(What the exercise asks) Transcribe exactly the lines from the one containing "Write the matplotlib code for this chart." through the one containing "days = [1, 2, 3, 4, 5, 6, 7, 8]", both included, and leave out any pictures.

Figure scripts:
========================================
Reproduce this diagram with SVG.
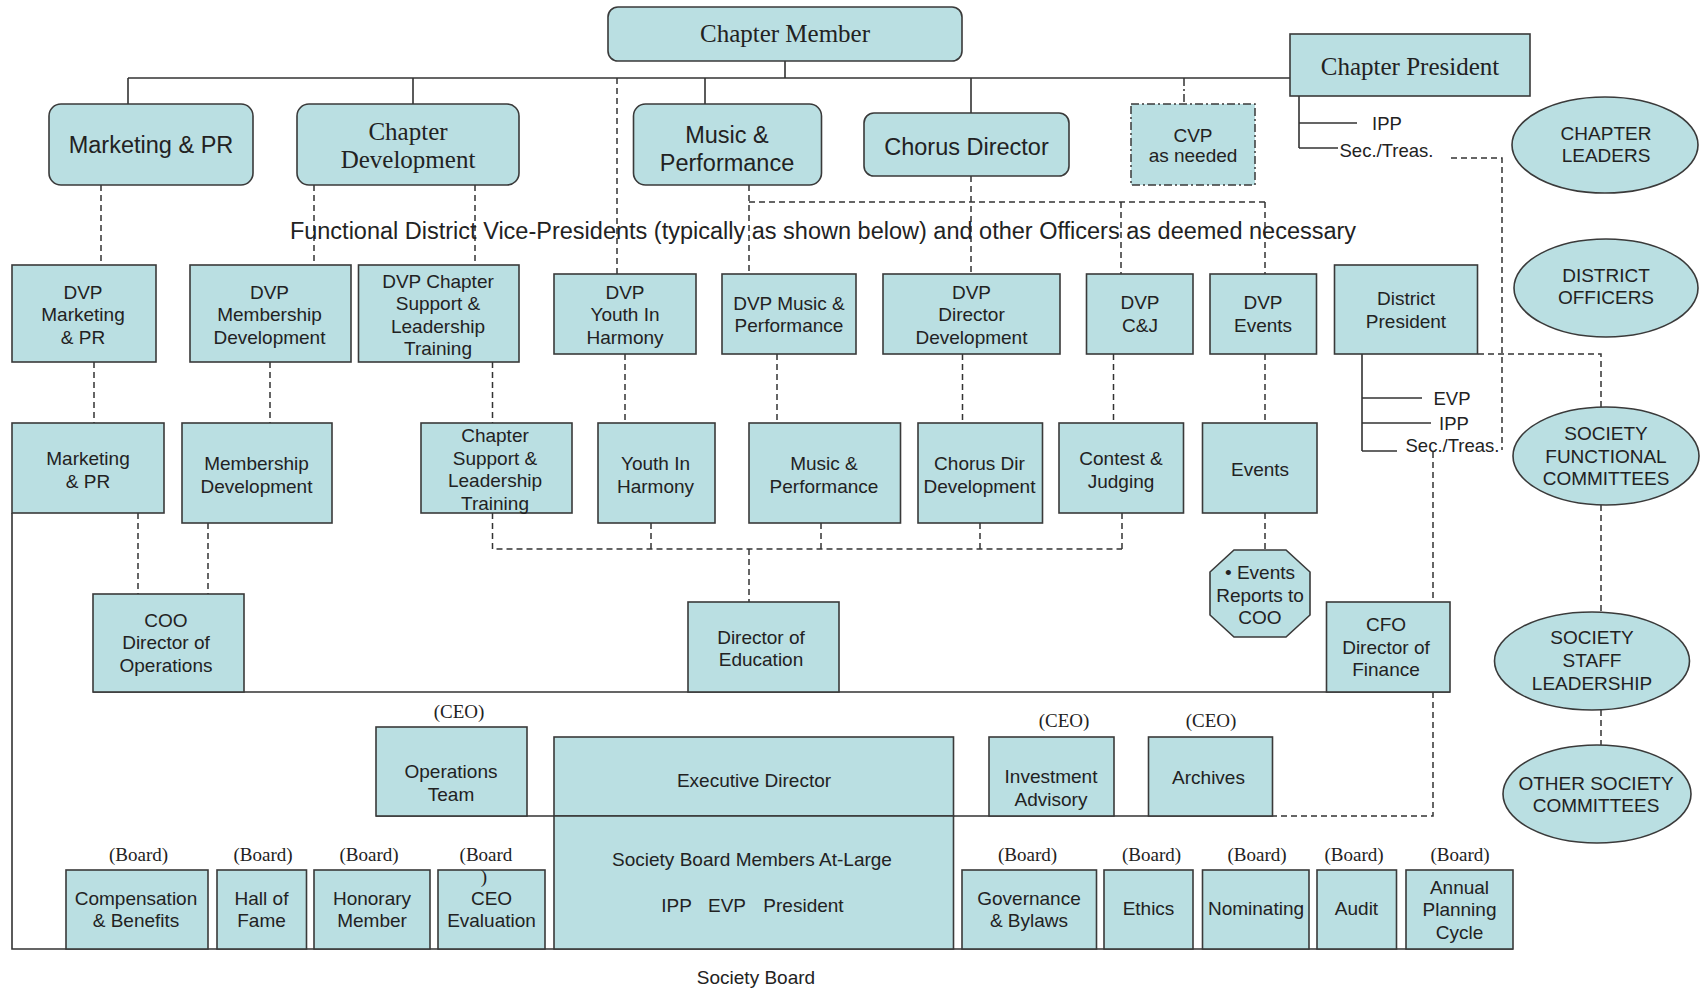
<svg xmlns="http://www.w3.org/2000/svg" width="1701" height="990" viewBox="0 0 1701 990">
<style>
.box{fill:#badfe2;stroke:#3a3a3a;stroke-width:1.6}
.t{font-family:"Liberation Sans",Arial,sans-serif;font-size:19px;fill:#222;text-anchor:middle}
.tl{font-family:"Liberation Sans",Arial,sans-serif;font-size:18.5px;fill:#222;text-anchor:start}
.big{font-size:23.5px}
.sf{font-family:"Liberation Serif","Times New Roman",serif;font-size:25px;fill:#222;text-anchor:middle}
.lab{font-family:"Liberation Serif","Times New Roman",serif;font-size:19px;fill:#222;text-anchor:middle}
.ln{stroke:#333;stroke-width:1.6;fill:none}
.d{stroke:#333;stroke-width:1.5;fill:none;stroke-dasharray:6 4}
.dd{stroke:#333;stroke-width:1.5;fill:none;stroke-dasharray:8 3 2 3}
</style>
<rect width="1701" height="990" fill="#fff"/>
<g id="connectors">
<path class="ln" d="M785 61V78M128 78H1290M128 78V104M413 78V104M705 78V113M705 78V104M971 78V113"/>
<path class="dd" d="M1184 78V104"/>
<path class="ln" d="M1299 96V148M1299 123H1357M1299 148H1338"/>
<path class="ln" d="M1362 354V451M1362 398H1422M1362 423H1431M1362 451H1397"/>
<path class="ln" d="M12 513V949H1513M93 692H1450M376 816H1272"/>
<path class="d" d="M101 185V265M314 185V265M475 185V265M617 78V274M749 185V274M749 202H1265M971 176V274M1121 202V274M1265 202V274"/>
<path class="d" d="M1451 158H1502V450M1478 354H1601V407M1601 505V612M1601 710V745"/>
<path class="d" d="M94 362V423M270 362V423M492.5 362V423M625 354V423M777 354V423M962.5 354V423M1113.5 354V423M1265 354V423"/>
<path class="d" d="M138 513V594M208 523V594M492.5 513V549H1122M651 523V549M821 523V549M980 523V549M1122 513V549M749 549V602M1265 513V550"/>
<path class="d" d="M1433 452V602M1433 692V816H1272"/>
</g>
<text class="t big" x="823" y="239" font-size="22">Functional District Vice-Presidents (typically as shown below) and other Officers as deemed necessary</text>
<g id="chapter-member"><rect class="box" x="608" y="7" width="354" height="54" rx="10"/><text class="sf" x="785" y="42">Chapter Member</text></g>
<g id="marketing-pr-top"><rect class="box" x="49" y="104" width="204" height="81" rx="12"/><text class="t big" x="151" y="153">Marketing &amp; PR</text></g>
<g id="chapter-development"><rect class="box" x="297" y="104" width="222" height="81" rx="12"/><text class="sf" x="408" y="139.5">Chapter<tspan x="408" dy="28.3">Development</tspan></text></g>
<g id="music-performance-top"><rect class="box" x="633.5" y="104" width="188" height="81" rx="12"/><text class="t big" x="727" y="142.5">Music &amp;<tspan x="727" dy="28.4">Performance</tspan></text></g>
<g id="chorus-director"><rect class="box" x="864" y="113" width="205" height="63" rx="10"/><text class="t big" x="966.5" y="155">Chorus Director</text></g>
<g id="cvp"><rect x="1131" y="104" width="124" height="81" fill="#badfe2" stroke="#3a3a3a" stroke-width="1.5" stroke-dasharray="8 3 2 3"/><text class="t" x="1193" y="142">CVP<tspan x="1193" dy="20">as needed</tspan></text></g>
<g id="chapter-president"><rect class="box" x="1290" y="34" width="240" height="62"/><text class="sf" x="1410" y="75" font-size="25.5">Chapter President</text><text class="tl" x="1372" y="130">IPP</text><text class="tl" x="1339.5" y="157">Sec./Treas.</text></g>
<g id="chapter-leaders"><ellipse class="box" cx="1605" cy="145" rx="93" ry="48"/><text class="t" x="1606" y="140">CHAPTER<tspan x="1606" dy="22">LEADERS</tspan></text></g>
<g id="district-officers"><ellipse class="box" cx="1606" cy="288" rx="92" ry="49"/><text class="t" x="1606" y="282">DISTRICT<tspan x="1606" dy="22">OFFICERS</tspan></text></g>
<g id="society-functional-committees"><ellipse class="box" cx="1606" cy="456" rx="93" ry="49"/><text class="t" x="1606" y="440">SOCIETY<tspan x="1606" dy="22.5">FUNCTIONAL</tspan><tspan x="1606" dy="22.5">COMMITTEES</tspan></text></g>
<g id="society-staff-leadership"><ellipse class="box" cx="1592" cy="661" rx="97.5" ry="49"/><text class="t" x="1592" y="643.5">SOCIETY<tspan x="1592" dy="23.3">STAFF</tspan><tspan x="1592" dy="23.3">LEADERSHIP</tspan></text></g>
<g id="other-society-committees"><ellipse class="box" cx="1597" cy="794" rx="94" ry="49"/><text class="t" x="1596" y="790">OTHER SOCIETY<tspan x="1596" dy="21.5">COMMITTEES</tspan></text></g>
<g id="dvp-marketing"><rect class="box" x="12" y="265" width="144" height="97"/><text class="t" x="83" y="298.5">DVP<tspan x="83" dy="22.5">Marketing</tspan><tspan x="83" dy="22.5">&amp; PR</tspan></text></g>
<g id="dvp-membership"><rect class="box" x="190" y="265" width="161" height="97"/><text class="t" x="269.5" y="298.5">DVP<tspan x="269.5" dy="22.5">Membership</tspan><tspan x="269.5" dy="22.5">Development</tspan></text></g>
<g id="dvp-chapter-support"><rect class="box" x="358.5" y="265" width="160.5" height="97"/><text class="t" x="438" y="287.5">DVP Chapter<tspan x="438" dy="22.5">Support &amp;</tspan><tspan x="438" dy="22.5">Leadership</tspan><tspan x="438" dy="22.5">Training</tspan></text></g>
<g id="dvp-youth"><rect class="box" x="554" y="274" width="142" height="80"/><text class="t" x="625" y="298.5">DVP<tspan x="625" dy="22.5">Youth In</tspan><tspan x="625" dy="22.5">Harmony</tspan></text></g>
<g id="dvp-music"><rect class="box" x="722" y="274" width="134" height="80"/><text class="t" x="789" y="309.5">DVP Music &amp;<tspan x="789" dy="22.5">Performance</tspan></text></g>
<g id="dvp-director"><rect class="box" x="883" y="274" width="177" height="80"/><text class="t" x="971.5" y="298.5">DVP<tspan x="971.5" dy="22.5">Director</tspan><tspan x="971.5" dy="22.5">Development</tspan></text></g>
<g id="dvp-cj"><rect class="box" x="1086.5" y="274" width="106.5" height="80"/><text class="t" x="1140" y="309">DVP<tspan x="1140" dy="23">C&amp;J</tspan></text></g>
<g id="dvp-events"><rect class="box" x="1210" y="274" width="106.5" height="80"/><text class="t" x="1263" y="309">DVP<tspan x="1263" dy="23">Events</tspan></text></g>
<g id="district-president"><rect class="box" x="1334.5" y="265" width="143" height="89"/><text class="t" x="1406" y="305">District<tspan x="1406" dy="22.5">President</tspan></text><text class="tl" x="1433.5" y="405">EVP</text><text class="tl" x="1439" y="430">IPP</text><text class="tl" x="1405.5" y="452">Sec./Treas.</text></g>
<g id="marketing-pr"><rect class="box" x="12" y="423" width="152" height="90"/><text class="t" x="88" y="465">Marketing<tspan x="88" dy="22.5">&amp; PR</tspan></text></g>
<g id="membership-development"><rect class="box" x="182" y="423" width="150" height="100"/><text class="t" x="256.5" y="470">Membership<tspan x="256.5" dy="22.5">Development</tspan></text></g>
<g id="chapter-support"><rect class="box" x="421" y="423" width="151" height="90"/><text class="t" x="495" y="442">Chapter<tspan x="495" dy="22.5">Support &amp;</tspan><tspan x="495" dy="22.5">Leadership</tspan><tspan x="495" dy="22.5">Training</tspan></text></g>
<g id="youth-in-harmony"><rect class="box" x="598" y="423" width="117" height="100"/><text class="t" x="655.5" y="470">Youth In<tspan x="655.5" dy="22.5">Harmony</tspan></text></g>
<g id="music-performance"><rect class="box" x="749" y="423" width="151.5" height="100"/><text class="t" x="824" y="470">Music &amp;<tspan x="824" dy="22.5">Performance</tspan></text></g>
<g id="chorus-dir-development"><rect class="box" x="918" y="423" width="124.5" height="100"/><text class="t" x="979.5" y="470">Chorus Dir<tspan x="979.5" dy="22.5">Development</tspan></text></g>
<g id="contest-judging"><rect class="box" x="1059" y="423" width="124.5" height="90"/><text class="t" x="1121" y="465">Contest &amp;<tspan x="1121" dy="22.5">Judging</tspan></text></g>
<g id="events"><rect class="box" x="1202.5" y="423" width="114.5" height="90"/><text class="t" x="1260" y="476">Events</text></g>
<g id="coo"><rect class="box" x="93" y="594" width="151" height="98"/><text class="t" x="166" y="626.5">COO<tspan x="166" dy="22.7">Director of</tspan><tspan x="166" dy="22.7">Operations</tspan></text></g>
<g id="director-of-education"><rect class="box" x="688" y="602" width="151" height="90"/><text class="t" x="761" y="643.5">Director of<tspan x="761" dy="22.5">Education</tspan></text></g>
<g id="events-reports"><polygon class="box" points="1234,550 1286,550 1310,572 1310,615 1286,637 1234,637 1210,615 1210,572"/><text class="t" x="1260" y="579">• Events<tspan x="1260" dy="22.7">Reports to</tspan><tspan x="1260" dy="22.7">COO</tspan></text></g>
<g id="cfo"><rect class="box" x="1326.5" y="602" width="123.5" height="90"/><text class="t" x="1386" y="631">CFO<tspan x="1386" dy="22.7">Director of</tspan><tspan x="1386" dy="22.7">Finance</tspan></text></g>
<g id="operations-team"><text class="lab" x="459" y="717.5">(CEO)</text><rect class="box" x="376" y="727" width="151" height="89"/><text class="t" x="451" y="778">Operations<tspan x="451" dy="23">Team</tspan></text></g>
<g id="executive-director"><rect class="box" x="554" y="737" width="399.5" height="79"/><text class="t" x="754" y="787">Executive Director</text></g>
<g id="investment-advisory"><text class="lab" x="1064" y="726.5">(CEO)</text><rect class="box" x="989" y="737" width="125" height="79"/><text class="t" x="1051" y="782.5">Investment<tspan x="1051" dy="23">Advisory</tspan></text></g>
<g id="archives"><text class="lab" x="1211" y="726.5">(CEO)</text><rect class="box" x="1148.5" y="737" width="124" height="79"/><text class="t" x="1208.5" y="783.5">Archives</text></g>
<g id="society-board-members"><rect class="box" x="554" y="816" width="399.5" height="133"/><text class="t" x="752" y="866">Society Board Members At-Large</text><text class="t" x="676.5" y="912">IPP</text><text class="t" x="727" y="912">EVP</text><text class="t" x="803.5" y="912">President</text></g>
<g id="compensation"><text class="lab" x="138.5" y="860.5">(Board)</text><rect class="box" x="66" y="870" width="142" height="79"/><text class="t" x="136" y="905">Compensation<tspan x="136" dy="22.2">&amp; Benefits</tspan></text></g>
<g id="hall-of-fame"><text class="lab" x="263" y="860.5">(Board)</text><rect class="box" x="217" y="870" width="89.5" height="79"/><text class="t" x="261.5" y="905">Hall of<tspan x="261.5" dy="22.2">Fame</tspan></text></g>
<g id="honorary-member"><text class="lab" x="369" y="860.5">(Board)</text><rect class="box" x="314" y="870" width="116" height="79"/><text class="t" x="372" y="905">Honorary<tspan x="372" dy="22.2">Member</tspan></text></g>
<g id="ceo-evaluation"><text class="lab" x="486" y="860.5">(Board</text><rect class="box" x="438" y="870" width="107" height="79"/><text class="lab" x="484" y="883">)</text><text class="t" x="491.5" y="905">CEO<tspan x="491.5" dy="22.2">Evaluation</tspan></text></g>
<g id="governance"><text class="lab" x="1027.5" y="860.5">(Board)</text><rect class="box" x="962" y="870" width="134.5" height="79"/><text class="t" x="1029" y="905">Governance<tspan x="1029" dy="22.2">&amp; Bylaws</tspan></text></g>
<g id="ethics"><text class="lab" x="1151.5" y="860.5">(Board)</text><rect class="box" x="1104" y="870" width="89" height="79"/><text class="t" x="1148.5" y="915">Ethics</text></g>
<g id="nominating"><text class="lab" x="1257" y="860.5">(Board)</text><rect class="box" x="1202.5" y="870" width="106.5" height="79"/><text class="t" x="1256" y="915">Nominating</text></g>
<g id="audit"><text class="lab" x="1354" y="860.5">(Board)</text><rect class="box" x="1317" y="870" width="79.5" height="79"/><text class="t" x="1356.5" y="915">Audit</text></g>
<g id="annual-planning"><text class="lab" x="1460" y="860.5">(Board)</text><rect class="box" x="1406" y="870" width="107" height="79"/><text class="t" x="1459.5" y="893.5">Annual<tspan x="1459.5" dy="22.5">Planning</tspan><tspan x="1459.5" dy="22.5">Cycle</tspan></text></g>
<text class="t" x="756" y="984">Society Board</text>
</svg>
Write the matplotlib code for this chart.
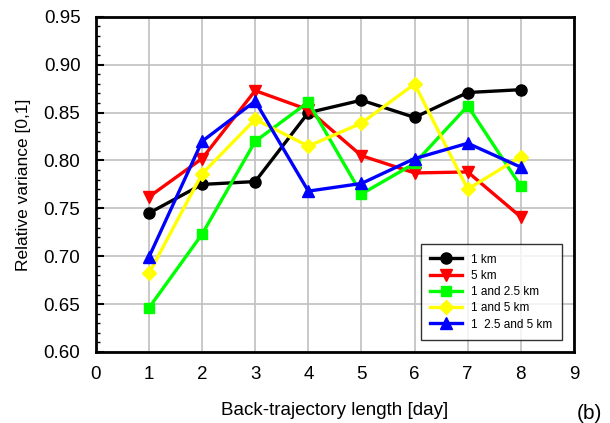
import matplotlib
matplotlib.use('Agg')
import matplotlib.pyplot as plt
from matplotlib.ticker import MultipleLocator

plt.rcParams['font.family'] = ['Liberation Sans', 'DejaVu Sans']

# back-trajectory length [day]
days = [1, 2, 3, 4, 5, 6, 7, 8]

v_1km = [0.745, 0.775, 0.778, 0.850, 0.863, 0.845, 0.871, 0.874]
v_5km = [0.762, 0.802, 0.873, 0.853, 0.805, 0.787, 0.788, 0.741]
v_1_25km = [0.646, 0.723, 0.820, 0.861, 0.765, 0.797, 0.857, 0.773]
v_1_5km = [0.682, 0.786, 0.843, 0.815, 0.839, 0.880, 0.770, 0.804]
v_1_25_5km = [0.699, 0.820, 0.862, 0.768, 0.776, 0.802, 0.818, 0.793]

labels = ['1 km', '5 km', '1 and 2.5 km', '1 and 5 km', '1  2.5 and 5 km']

fig = plt.figure(figsize=(6.1, 4.23), dpi=100)
ax = fig.add_axes([0.157, 0.168, 0.784, 0.792])

lw = 2.4
ms = 8
ax.plot(days, v_1km, color='black', marker='o', lw=lw, ms=ms, label=labels[0])
ax.plot(days, v_5km, color='red', marker='v', lw=lw, ms=ms, label=labels[1])
ax.plot(days, v_1_25km, color='#00ff00', marker='s', lw=lw, ms=ms-1, label=labels[2])
ax.plot(days, v_1_5km, color='yellow', marker='D', lw=lw, ms=ms-1, label=labels[3])
ax.plot(days, v_1_25_5km, color='blue', marker='^', lw=lw, ms=ms, label=labels[4])

ax.set_xlim(0, 9)
ax.set_ylim(0.60, 0.95)
ax.xaxis.set_major_locator(MultipleLocator(1))
ax.yaxis.set_major_locator(MultipleLocator(0.05))
ax.yaxis.set_minor_locator(MultipleLocator(0.01))
ax.yaxis.set_major_formatter(plt.FormatStrFormatter('%.2f'))
ax.grid(True, color='#c0c0c0', lw=1.2)
ax.set_axisbelow(True)

ax.tick_params(axis='y', which='major', direction='in', length=6, width=1.5, labelsize=13.5, pad=11)
ax.tick_params(axis='y', which='minor', direction='in', length=3, width=1)
ax.tick_params(axis='x', length=0, labelsize=13.5, pad=10)
for s in ax.spines.values():
    s.set_linewidth(2)

ax.set_xlabel('Back-trajectory length [day]', fontsize=13.5, labelpad=14)
ax.set_ylabel('Relative variance [0,1]', fontsize=12.5, labelpad=9)
fig.text(0.967, 0.0, '(b)', fontsize=15, ha='center', va='bottom')

leg = ax.legend(loc='lower right', fontsize=8.5, frameon=True, fancybox=False,
                edgecolor='black', handlelength=2.7, borderpad=0.8,
                labelspacing=0.36, bbox_to_anchor=(0.9875, 0.018))
leg.get_frame().set_linewidth(1)

fig.savefig('out.png', dpi=100)
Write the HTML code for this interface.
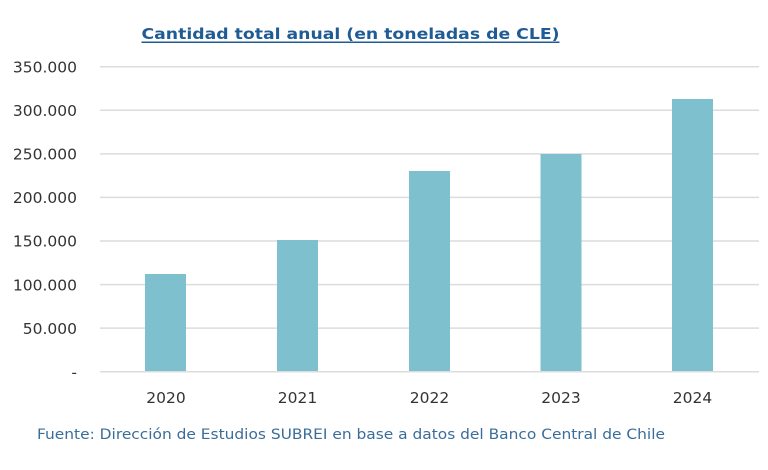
<!DOCTYPE html>
<html><head><meta charset="utf-8"><style>
html,body{margin:0;padding:0;background:#fff;}
svg{display:block;}
</style></head><body>
<svg width="768" height="470" viewBox="0 0 768 470" xmlns="http://www.w3.org/2000/svg">
<rect width="768" height="470" fill="#fff"/>
<text x="141.5" y="39" font-family="DejaVu Sans, Liberation Sans, sans-serif" font-weight="bold" font-size="15.5" fill="#1f5b94" textLength="418" lengthAdjust="spacingAndGlyphs">Cantidad total anual (en toneladas de CLE)</text>
<rect x="141.5" y="41.5" width="418" height="1.5" fill="#1f5b94"/>
<g stroke="#dcdcdc" stroke-width="1.5">
<line x1="100" y1="66.7" x2="759" y2="66.7"/>
<line x1="100" y1="110.3" x2="759" y2="110.3"/>
<line x1="100" y1="153.9" x2="759" y2="153.9"/>
<line x1="100" y1="197.4" x2="759" y2="197.4"/>
<line x1="100" y1="241" x2="759" y2="241"/>
<line x1="100" y1="284.6" x2="759" y2="284.6"/>
<line x1="100" y1="328.1" x2="759" y2="328.1"/>
<line x1="100" y1="371.7" x2="759" y2="371.7"/>
</g>
<g fill="#7ec0cd">
<rect x="145" y="274" width="41" height="97"/>
<rect x="277" y="240" width="41" height="131"/>
<rect x="409" y="171" width="41" height="200"/>
<rect x="540.5" y="154" width="41" height="217"/>
<rect x="672" y="99" width="41" height="272"/>
</g>
<g font-family="DejaVu Sans, Liberation Sans, sans-serif" font-size="15.5" fill="#333" text-anchor="end">
<text x="77" y="72.5">350.000</text>
<text x="77" y="116">300.000</text>
<text x="77" y="159.6">250.000</text>
<text x="77" y="203.2">200.000</text>
<text x="77" y="246.7">150.000</text>
<text x="77" y="290.3">100.000</text>
<text x="77" y="333.9">50.000</text>
<text x="77" y="377.4">-</text>
</g>
<g font-family="DejaVu Sans, Liberation Sans, sans-serif" font-size="15.5" fill="#333" text-anchor="middle">
<text x="166" y="403">2020</text>
<text x="297.5" y="403">2021</text>
<text x="429.5" y="403">2022</text>
<text x="561" y="403">2023</text>
<text x="692.5" y="403">2024</text>
</g>
<text x="37" y="439" font-family="DejaVu Sans, Liberation Sans, sans-serif" font-size="14" fill="#3a6d99" textLength="628" lengthAdjust="spacingAndGlyphs">Fuente: Dirección de Estudios SUBREI en base a datos del Banco Central de Chile</text>
</svg>
</body></html>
========================================
(Result)
Write the matplotlib code for this chart.
import matplotlib
matplotlib.use('Agg')
import matplotlib.pyplot as plt
from matplotlib.ticker import MultipleLocator

plt.rcParams['font.family'] = ['Liberation Sans', 'DejaVu Sans']

# back-trajectory length [day]
days = [1, 2, 3, 4, 5, 6, 7, 8]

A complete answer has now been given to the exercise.